# What is the difference between IRS and Treasury Dept?



## P123

Hi all,

I am in the process of amending an FBAR for 2014 and I was curious as to the difference between the IRS and the Treasury Dept?

I know about the difference between the FBAR and form 8938, however, is the information cross reference by the two institutions?

If I file an FBAR is the information also automatically made available to the IRS? 

Thanks!


----------



## iota2014

FINCEN (Financial Crimes Enforcement Network) and the IRS are both part of Treasury.

FBARs belong to FINCEN but are nowadays administered by the IRS. When you file a FBAR, it goes to the IRS and gets linked with your return. Whether a particular FBAR will ever get any attention beyond the automatic processing, is a good question.


----------



## Bevdeforges

The Treasury Department is a rather large function within the government. The IRS is one of many agencies that reports to the Treasury Department.
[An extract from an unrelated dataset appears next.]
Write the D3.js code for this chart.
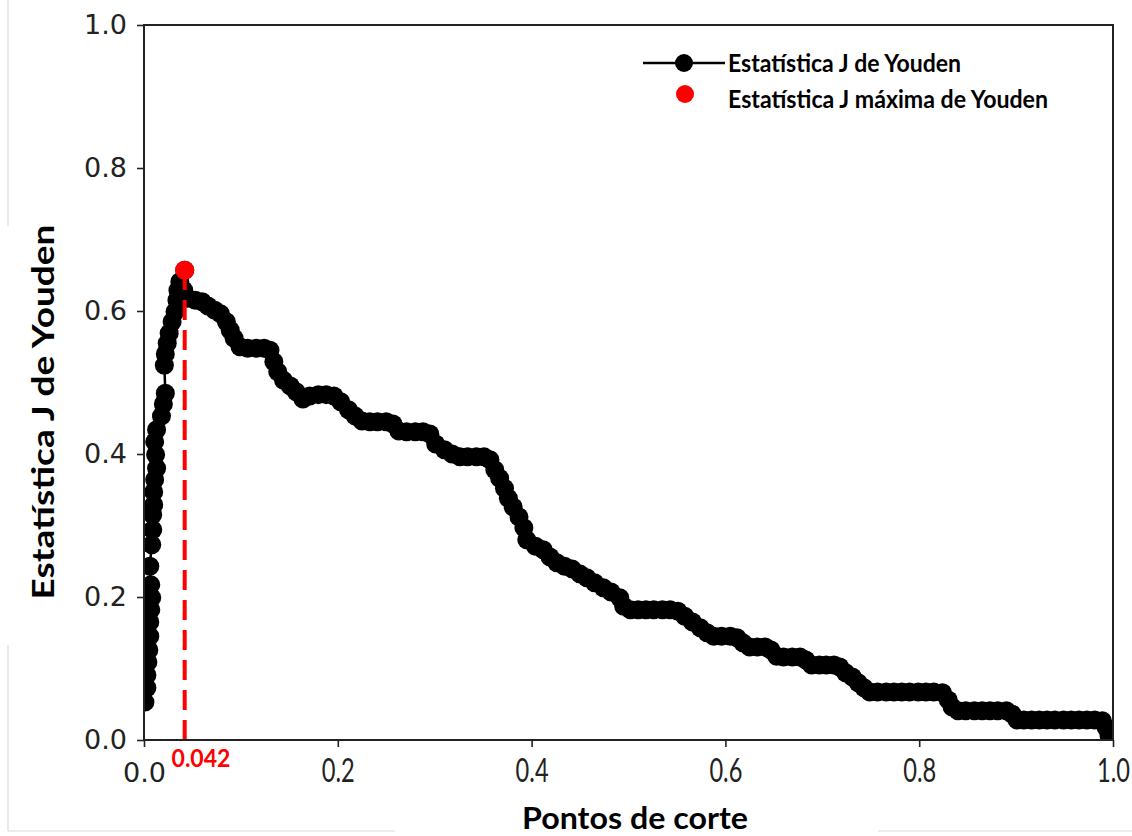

Take a look at this for an idea of how it's all organized: https://www.treasury.gov/about/organizational-structure/Pages/default.aspx
Note that FinCen is a bureau on a peer level with the IRS.

Generally speaking the various bureaus don't "automatically" share information, but the information would certainly be available to other bureaus if a request was made, say, in case of an audit.
Cheers,
Bev


----------



## iota2014

There's a section in the IRS Manual about the IRS duties with respect to the FBAR. See https://www.irs.gov/irm/part4/irm_04-026-016.html

It's full of IRS-speak, and hard to read, but it indicates that the IRS FBAR enforcement respinsibilies are separate from its Tax Code responsibilities.

All the same, if I was filing a 1040 and FBARs for a given year, I would want to double check to make sure that I had filed Schedule B and ticked "yes" on the foreign account question.


----------